After that, it’s about three minutes under a parachute, during which they must find their designated landing zone and maneuver to it.

“There have been jumps with hundreds of people and jumps with older people, but there has never been a formation of 100 people all over the age of 60.”

— Steve Briggs

Briggs has been skydiving since 1979 and said he still vividly remembers what got him hooked.

“I was a student working on my Ph.D. and it was a lot of work and stress, so I wanted to have something I could do that gave the maximum cathartic release in the shortest amount of time,” he said. “I couldn’t take a week off and travel, but I could take a day, do a few jumps and feel great. When I first jumped, I thought it was like a roller coaster. Then someone flew to me. I couldn’t believe what I was seeing. I had no idea you could fly. When I realized that, I wanted to fly. I got hooked into the sport experience and soon I started building friendships with the people I was diving with, and it created this valuable social aspect.”

Now, Briggs said he skydives every weekend and is training for the U.S. Parachute Association national championships.

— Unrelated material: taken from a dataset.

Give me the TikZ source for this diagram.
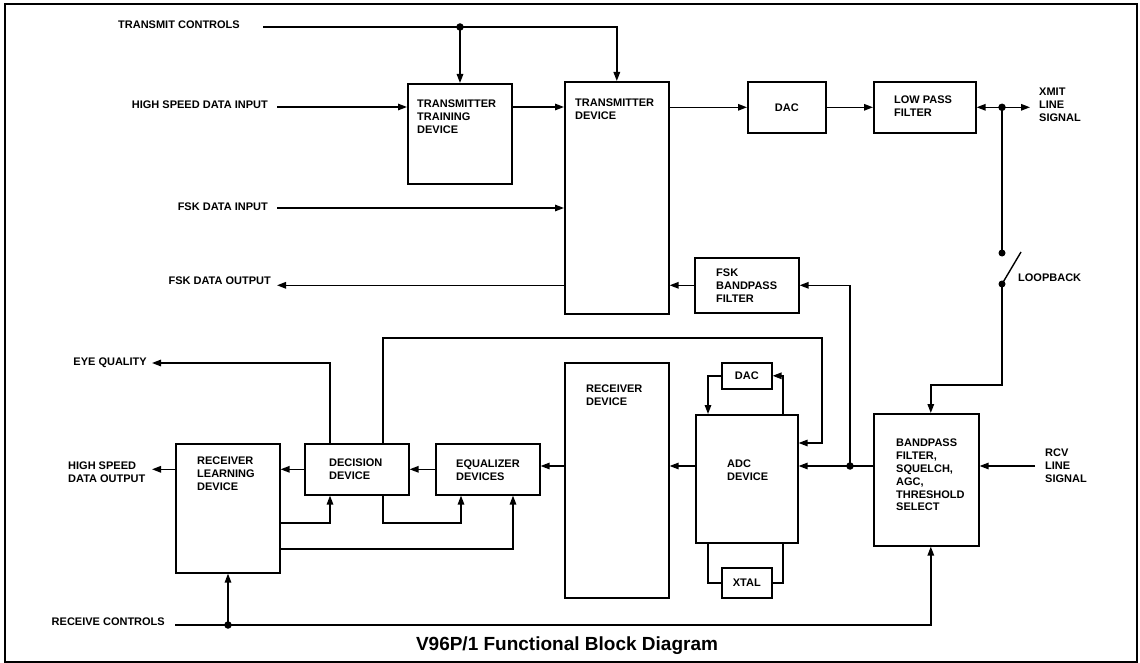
\documentclass[tikz,border=0pt]{standalone}
\usepackage{fontspec}
\setmainfont{Liberation Sans}
\usetikzlibrary{arrows.meta}
\begin{document}
\begin{tikzpicture}[x=1pt,y=-1pt,
  blk/.style={draw,line width=1.6pt,inner sep=0pt,anchor=north west},
  lbl/.style={font=\fontsize{11}{12.8}\selectfont\bfseries,inner sep=0pt,align=left},
  ctr/.style={font=\fontsize{11}{12.8}\selectfont\bfseries,inner sep=0pt},
  wire/.style={line width=1.4pt},
  arr/.style={wire,-{Triangle[length=9pt,width=6.5pt]}},
  dot/.style={circle,fill,inner sep=0pt,minimum size=7.5pt}
]
\useasboundingbox (0,0) rectangle (1140,663);
\draw[line width=1.5pt] (5,4) rectangle (1137,662);

% boxes
\node[blk,minimum width=104pt,minimum height=100pt] (ttd) at (407,83) {};
\node[blk,minimum width=104pt,minimum height=232pt] (td) at (564,81) {};
\node[blk,minimum width=78pt,minimum height=51pt] (dac1) at (747,81) {};
\node[blk,minimum width=102pt,minimum height=51pt] (lpf) at (873,81) {};
\node[blk,minimum width=104pt,minimum height=55pt] (fsk) at (694,257) {};
\node[blk,minimum width=50pt,minimum height=26pt] (dac2) at (721,362) {};
\node[blk,minimum width=102pt,minimum height=128pt] (adc) at (695,414) {};
\node[blk,minimum width=50pt,minimum height=30pt] (xtal) at (721,567) {};
\node[blk,minimum width=104pt,minimum height=235pt] (rd) at (564,362) {};
\node[blk,minimum width=104pt,minimum height=51pt] (eq) at (435,443) {};
\node[blk,minimum width=104pt,minimum height=51pt] (dd) at (304,443) {};
\node[blk,minimum width=104pt,minimum height=129pt] (rl) at (175,443) {};
\node[blk,minimum width=105pt,minimum height=132pt] (bpf) at (873,413) {};

% box texts
\node[lbl,anchor=north west] (ttdT) at (417,100) {TRANSMITTER\\TRAINING\\DEVICE};
\node[lbl,anchor=north west] (tdT) at (575,99) {TRANSMITTER\\DEVICE};
\node[ctr] (dac1T) at (dac1.center) {DAC};
\node[lbl,anchor=north west] (lpfT) at (894,96) {LOW PASS\\FILTER};
\node[lbl,anchor=north west] (fskT) at (716,269) {FSK\\BANDPASS\\FILTER};
\node[ctr] (dac2T) at (dac2.center) {DAC};
\node[lbl,anchor=north west] (adcT) at (727,460) {ADC\\DEVICE};
\node[ctr] (xtalT) at (xtal.center) {XTAL};
\node[lbl,anchor=north west] (rdT) at (586,385) {RECEIVER\\DEVICE};
\node[lbl,anchor=north west] (eqT) at (456,460) {EQUALIZER\\DEVICES};
\node[lbl,anchor=north west] (ddT) at (329,459) {DECISION\\DEVICE};
\node[lbl,anchor=north west] (rlT) at (197,457) {RECEIVER\\LEARNING\\DEVICE};
\node[lbl,anchor=north west] (bpfT) at (896,439) {BANDPASS\\FILTER,\\SQUELCH,\\AGC,\\THRESHOLD\\SELECT};

% outside labels
\node[lbl,anchor=north east] (tcL) at (240,21) {TRANSMIT CONTROLS};
\node[lbl,anchor=north east] (hsdiL) at (268,101) {HIGH SPEED DATA INPUT};
\node[lbl,anchor=north east] (fdiL) at (268,203) {FSK DATA INPUT};
\node[lbl,anchor=north east] (fdoL) at (271,277) {FSK DATA OUTPUT};
\node[lbl,anchor=north east] (eyeL) at (147,358) {EYE QUALITY};
\node[lbl,anchor=north west] (hsdoL) at (68,462) {HIGH SPEED\\DATA OUTPUT};
\node[lbl,anchor=north east] (rcL) at (165,618) {RECEIVE CONTROLS};
\node[lbl,anchor=north west] (xmitL) at (1039,88) {XMIT\\LINE\\SIGNAL};
\node[lbl,anchor=north west] (loopL) at (1018,274) {LOOPBACK};
\node[lbl,anchor=north west] (rcvL) at (1045,449) {RCV\\LINE\\SIGNAL};
\node[font=\fontsize{19}{22}\selectfont\bfseries,inner sep=0pt,anchor=north] (title) at (567,637) {V96P/1 Functional Block Diagram};

% helper coordinates
\coordinate (tcS) at (263,27);
\coordinate (hsdiS) at (277,107);
\coordinate (fdiS) at (277,208);
\coordinate (cF) at (277,0);
\coordinate (cX) at (1030,0);
\coordinate (cJ2) at (1002,0);
\coordinate (swE) at (1021,252);
\coordinate (lb) at (1002,385);
\coordinate (rcvS) at (1035,466);
\coordinate (lp) at (822,338);
\coordinate (cR) at (783,0);
\coordinate (cL) at (708,0);
\coordinate (cE) at (330,0);
\coordinate (cD) at (383,0);
\coordinate (cEq1) at (461,0);
\coordinate (cEq2) at (513,0);
\coordinate (cH) at (152,0);
\coordinate (f1) at (0,523);
\coordinate (f2) at (0,549);
\coordinate (eyeE) at (152,363);
\coordinate (rcS) at (175,625);

% junction dots
\node[dot] (j1) at (460,27) {};
\node[dot] (j2) at (lpf.east -| cJ2) {};
\node[dot,minimum size=7pt] (s1) at (1002,253) {};
\node[dot,minimum size=7pt] (s2) at (1002,284) {};
\node[dot] (j3) at (850,466) {};
\node[dot] (j4) at (228,625) {};

% transmit side
\draw[wire] (tcS) -- (j1.center);
\draw[arr] (j1.center) -- (j1 |- ttd.north);
\draw[arr] (j1.center) -| (td.north);
\draw[arr] (hsdiS) -- (hsdiS -| ttd.west);
\draw[arr] (hsdiS -| ttd.east) -- (hsdiS -| td.west);
\draw[arr] (dac1.west -| td.east) -- (dac1.west);
\draw[arr] (dac1.east) -- (lpf.west);
\draw[arr] (j2.center) -- (lpf.east);
\draw[arr] (j2.center) -- (j2 -| cX);
\draw[wire] (j2.center) -- (s1.center);
\draw[wire] (s2.center) -- (swE);
\draw[arr] (s2.center) -- (lb) -| ([xshift=4.5pt]bpf.north);
\draw[arr] (fdiS) -- (fdiS -| td.west);
\draw[arr] (fsk.west -| td.west) -- (fsk.west -| cF);
\draw[arr] (fsk.west) -- (fsk.west -| td.east);

% receive side
\draw[arr] (rcvS) -- (rcvS -| bpf.east);
\draw[wire] (j3 -| bpf.west) -- (j3.center);
\draw[arr] (j3.center) -- (j3 -| adc.east);
\draw[arr] (j3.center) |- (fsk.east);
\draw[arr] (dd.north -| cD) |- (lp) |- (adc.east |- eq.north);
\draw[arr] (adc.north -| cR) |- (dac2.east);
\draw[arr] (dac2.west) -| (adc.north -| cL);
\draw[wire] (adc.south -| cL) |- (xtal.west);
\draw[wire] (xtal.east) -| (adc.south -| cR);
\draw[arr] (adc.west |- j3) -- (j3 -| rd.east);
\draw[arr] (j3 -| rd.west) -- (j3 -| eq.east);
\draw[arr] (eq.west) -- (dd.east);
\draw[arr] (dd.west) -- (dd.west -| rl.east);
\draw[arr] (dd.west -| rl.west) -- (dd.west -| cH);
\draw[arr] (dd.north -| cE) |- (eyeE);
\draw[arr] (rl.east |- f1) -| (dd.south -| cE);
\draw[arr] (dd.south -| cD) |- (f1 -| cEq1) -- (eq.south -| cEq1);
\draw[arr] (rl.east |- f2) -| (eq.south -| cEq2);
\draw[wire] (rcS) -- (j4.center);
\draw[arr] (j4.center) -- (j4 |- rl.south);
\draw[arr] (j4.center) -| ([xshift=4.5pt]bpf.south);
\end{tikzpicture}
\end{document}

“It’s intrinsically beautiful and exciting; the visuals are unparalleled,” he said. “If you have been hiking and reached the top of a mountain, you have some idea of the view, but the top of a mountain is nothing compared to freefall, where there is nothing between you and the earth.

“I also like the speed. I like being the last one out so I can dive really fast.”

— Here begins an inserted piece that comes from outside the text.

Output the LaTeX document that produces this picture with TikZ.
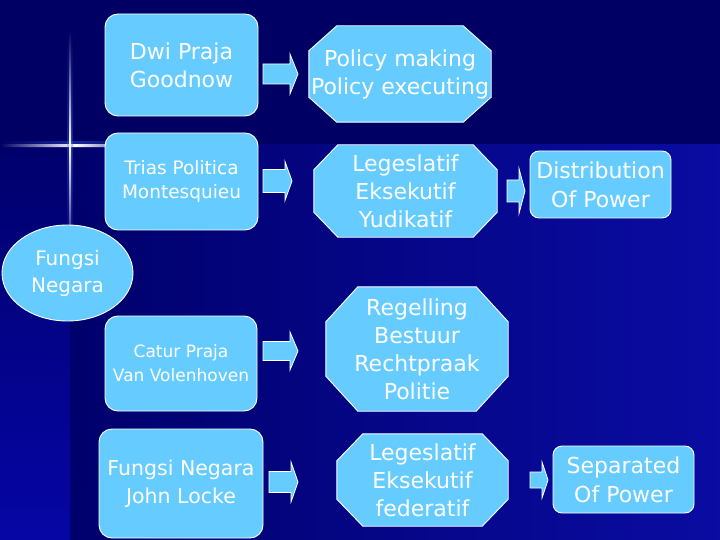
\documentclass[tikz,border=0pt]{standalone}
\usepackage{fontspec}
\setmainfont{DejaVu Sans}
\usetikzlibrary{calc,shapes.geometric}
\definecolor{boxfill}{HTML}{66CCFF}
\definecolor{bgtop}{HTML}{000064}
\definecolor{bgdark}{HTML}{00006C}
\definecolor{bgleft}{HTML}{0606A4}
\definecolor{bgright}{HTML}{0A0CA2}
\definecolor{glow}{HTML}{4070FF}
\pgfdeclarelayer{back}
\pgfdeclarelayer{mid}
\pgfsetlayers{back,mid,main}
\newcommand\blkarrow[6]{\draw[arr] (#1,#4-#5) -- (#2,#4-#5) -- (#2,#4-#6) -- (#3,#4) -- (#2,#4+#6) -- (#2,#4+#5) -- (#1,#4+#5) -- cycle;}
\newcommand\octa[3]{\begin{pgfonlayer}{mid}\draw[shapefill] ($(#1.north west)+(#2,0)$) -- ($(#1.north east)+(-#2,0)$) -- ($(#1.north east)+(0,#3)$) -- ($(#1.south east)+(0,-#3)$) -- ($(#1.south east)+(-#2,0)$) -- ($(#1.south west)+(#2,0)$) -- ($(#1.south west)+(0,-#3)$) -- ($(#1.north west)+(0,#3)$) -- cycle;\end{pgfonlayer}}
\begin{document}
\begin{tikzpicture}[x=1pt,y=-1pt,
  shapefill/.style={fill=boxfill,draw=white,line width=0.9pt},
  arr/.style={fill=boxfill,draw=white,line width=0.8pt,line join=miter},
  rbox/.style={shapefill,rounded corners=13pt,inner sep=0pt,align=center,text=white},
  octbox/.style={inner sep=0pt,align=center,text=white,font=\fontsize{22}{28}\selectfont},
  big/.style={font=\fontsize{22}{29}\selectfont}]
\useasboundingbox (0,0) rectangle (720,540);
\begin{pgfonlayer}{back}
  \fill[bgtop] (0,0) rectangle (720,145);
  \shade[left color=bgdark, middle color=bgright, right color=bgright] (70,145) rectangle (720,540);
  \shade[top color=bgdark, bottom color=bgleft] (0,145) rectangle (70,540);
  % star glow
  \shade[left color=bgtop, right color=bgtop, middle color=glow, opacity=0.35] (0,142) rectangle (150,148);
  \shade[left color=bgtop, right color=bgdark, middle color=white] (0,144.2) rectangle (150,146.2);
  \shade[top color=bgtop, bottom color=bgdark, middle color=glow, opacity=0.35] (67,30) rectangle (73,260);
  \shade[top color=bgtop, bottom color=bgdark, middle color=white] (69.2,30) rectangle (71.2,260);
\end{pgfonlayer}

% left boxes
\node[rbox, minimum width=153pt, minimum height=102pt, font=\fontsize{22}{28}\selectfont] (b1) at (181.5,65) {Dwi Praja\\Goodnow};
\node[rbox, minimum width=153pt, minimum height=97pt, font=\fontsize{18.5}{24}\selectfont] (b2) at (181.5,181.5) {Trias Politica\\Montesquieu};
\node[rbox, minimum width=152pt, minimum height=95pt, font=\fontsize{17}{24}\selectfont] (b3) at (181,363.5) {Catur Praja\\Van Volenhoven};
\node[rbox, minimum width=164pt, minimum height=109pt, font=\fontsize{20.5}{28}\selectfont] (b4) at (181,483.5) {Fungsi Negara\\John Locke};
\node[shapefill, ellipse, inner sep=0pt, minimum width=131pt, minimum height=96pt, align=center, text=white, font=\fontsize{20}{27}\selectfont] (fn) at (67.5,273) {Fungsi\\Negara};

% octagons
\node[octbox, minimum width=182pt, minimum height=96pt] (o1) at (400,74) {Policy making\\Policy executing};
\octa{o1}{28}{25}
\node[octbox, minimum width=183pt, minimum height=92pt] (o2) at (405.5,191) {Legeslatif\\Eksekutif\\Yudikatif};
\octa{o2}{24}{25}
\node[octbox, minimum width=182pt, minimum height=124pt] (o3) at (417,349) {Regelling\\Bestuur\\Rechtpraak\\Politie};
\octa{o3}{32}{35}
\node[octbox, minimum width=171pt, minimum height=92pt] (o4) at (422.5,480) {Legeslatif\\Eksekutif\\federatif};
\octa{o4}{26}{27}

% right boxes
\node[rbox, rounded corners=9pt, big, minimum width=141pt, minimum height=67pt] (d1) at (600.5,184.5) {Distribution\\Of Power};
\node[rbox, rounded corners=9pt, big, minimum width=141pt, minimum height=67pt] (s1) at (623.5,479.5) {Separated\\Of Power};

% block arrows
\blkarrow{263}{290}{298}{74}{10}{20}
\blkarrow{263}{285}{292}{181}{11.5}{19.5}
\blkarrow{507}{519}{525}{191}{11}{22.5}
\blkarrow{263}{290}{298}{351}{9.5}{19}
\blkarrow{269}{291}{298}{482}{10.5}{20}
\blkarrow{530}{542}{548}{480}{8}{18}
\end{tikzpicture}
\end{document}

The older divers “really enjoy sharing an amazing experience,” Briggs said. “Most people can’t imagine going skydiving ... they have closed that door for themselves. They are never going to know what they are missing. But we want to encourage those that might be interested to try it.

“We want to make it easy and safe by having events and training opportunities, but the idea is to show that you can continue to have a blast well into your later years. One of our friends just celebrated his 90th birthday by doing nine jumps.”

Though Briggs also scuba dives, “there is just nothing like skydiving,” he said.

San Diego Union-Tribune columnist Diane Bell contributed to this report.